Additionally, hot food vending machines Sodexo ordered to increase instant options at SDSMT are stranded on cargo ships in the Pacific. 

The problems experienced at SDSMT early in the semester led to a management shake-up. While Marshall is optimistic about the situation improving, he isn’t satisfied with Sodexo’s flex money offer. 

“The biggest frustration with [the offer of flex money] is where do you spend it?” Marshall said. “Do you spend it at the Miner’s Shack that closes at 3 p.m. or do you go buy Einstein’s for the fifth time in the week?” 

DSU was the only campus in the system contracted with Sodexo at the time of the transition. Amy Crissinger, DSU’s vice president for student affairs and enrollment management, said DSU is not immune to problems other campuses are experiencing. 

“We aren’t having the big [problems],” Crissinger said, but listed increased catering costs, supply chain issues, a still-shuttered Starbucks and delayed renovations for campus dining locations as some of the setbacks Sodexo is working through. 

Wermedal identified the biggest factors for the setbacks and less-than-optimal operating hours, noting the labor shortage as the most impactful problem.

“This entire industry, the food service industry, and particularly food service on campus, has experienced probably historic labor shortages and supply chain disruptions,”  Wermedal said. “And you see that all over our town here. Campuses aren’t insulated from that reality.”

Historically, Aramark and now Sodexo relied on the wave of freshmen and international students at the beginning of the school year to fill campus dining positions, but with understaffed social security offices in Sioux Falls and Watertown, the wait to get international students on staff has been longer than expected. 

Lewis said another problem they’re facing is students “ghosting,” or severing all contact, once they’ve been hired.

Franchise locations like Chick-Fil-A and QDOBA can’t be run on a “skeleton crew” the way other campus locations can be (if necessary) due to franchise requirements. 

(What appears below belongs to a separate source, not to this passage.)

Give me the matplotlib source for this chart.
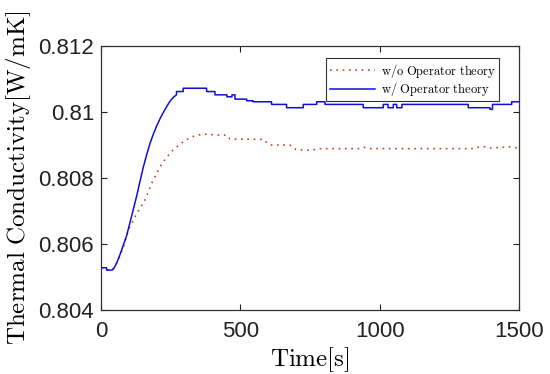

One strategy Sodexo has implemented to combat the shortage is installing kiosks at Chick-Fil-A, which can allocate workers away from taking orders and toward other dining locations to expand hours and options. 

The statewide transition to Sodexo was in response to Senate Bill 55, which required the state universities to look for ways to improve efficiency and run at a lower cost. 

According to Heather Forney, system vice president for finance and administration at SDBOR, contracting with Sodexo statewide and having “economies of scale” benefits all universities in the system and passes savings on to students.

“When you’ve got a bigger volume of work that you’re doing in South Dakota, a vendor can come in and provide more services and essentially cut some costs,” Forney said. “[If a provider] is only at one campus, they’re not going to be able to capture the economies of scale like they would if they are providing service for all six institutions.”

In addition to labor shortages, Forney said the global supply chain disruption is another significant hurdle Sodexo is working through.

“We’ve got some [hot food vending] machines stuck [on a ship] somewhere between here and Japan,” Forney said. “Nobody seems to know where they are.”

According to Forney, the amount of flex money added to student accounts may differ between universities and meal plans, but specifics are still being negotiated between Sodexo and SDBOR. 

“I feel like we probably would have been in this situation regardless of which vendor we selected,” Forney said. “Whether it was Aramark in the past … or Sodexo now, I think they all really tried to keep the students at the forefront.” 

Lewis credits the teams running dining locations around campus for his recent series of wins for Sodexo at SDSU, and remains confident campus dining will continue to improve. 

“There are a lot of dedicated employees that come in every day to serve the students,” he said. “I’m proud of them, and that’s what drives me to come in every single day. We have some special people here.”